America’s pre-existent missile defense network, which has been in place since the Bush administration, is currently made up of 44 interceptors based in California and Alaska, geared towards longer-range missiles, such as those that could be fired from North Korea. But the system has performed abysmally in tests, despite Republicans generally claiming “it works,” said Lewis. (Groups like the right-wing Heritage Foundation have been calling for increased missile defense funding since at least the 1990s.)
“This is why it’s so hard to make heads or tails of what Trump is saying,” Lewis continued. “Is Trump saying the system in Alaska doesn’t work? Is Trump saying that Canada is going to develop artillery rockets to use against North Dakota?”
Wow, a replay of the Nike missile system. In case you're unfamiliar with it, it was a 50s-70s era missile system to protect US assets and foreign assets. The problem, it only had a range of 100 miles with a 20 kiloton warhead, so any incoming it destroyed would result in a nuclear detonation over US soil. The ABMs that Nixon had in the Dakotas were no better except many of their nuclear detonations would have been over Canada. The Reagan/Bush/Bush conventional antimissile system has yet to have a successful test.
The Republican presidents keep coming up with money holes that don't produce results.
@Druvius Much like the Patriot missile system, it depends on your definition of "works". If by works you mean take out the target to keep it from reaching its destination, then you are probably right, but at what cost. The missile's 20 kt warheads would have killed millions of US and NATO citizens while protecting the military targets. There was never a study done on the ground blast effects due to the Army rushing the development of the W31 warhead. But needless to say the major metro areas would have been destroyed not by USSR nuclear weapons, but by US acceptable incidental casualties.
There was a more accurate, stand off system available which could intercept USSR aircraft over the water, was highly mobile unlike the Nike system which was bought with the promise of mobility that it never delivered since it needed hardened sites to launch from. The AIR 2A rocket was even safe if intercepting over land masses.
The Air 2A outlived Nike by 15 years and was superior in many other ways.
@Druvius None of the Nike sites were to protect population centers.

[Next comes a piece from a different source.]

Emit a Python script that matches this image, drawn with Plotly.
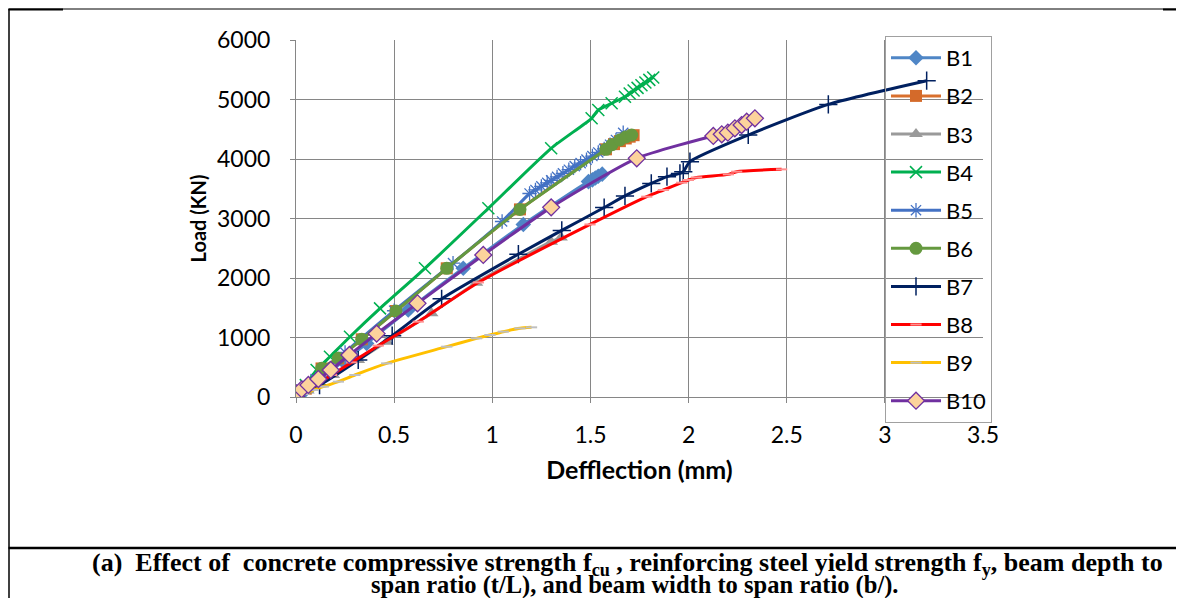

They were all to protect nuclear launch vehicles and storage areas and other military assets. The only high altitude intercepts would likely be near the coasts, once over the mainland Soviet Bombers planned to engage low level bombing protocols to avoid US radar. We knew this and placed radar units on the highest points in areas around Nike sites. An intercept at 38,000 ft, would kill everyone directly beneath the blast by gamma radiation, with blast heat energy creating and over pressure causing an unknown amount of addition damage. An intercept at lower altitudes as we expected inbound bombers to follow would result in near ground burst detonation levels of damage and contamination.
There were 269 sites with over 3000 warheads, that would be 3000 nuclear detonations over US soil. A 17 KT weapon is larger than the one that was first dropped on Japan, which detonated at about 2000 ft.
Just another rerun of Reagan’s failed, billions of dollars wasted, Starwar fantasy.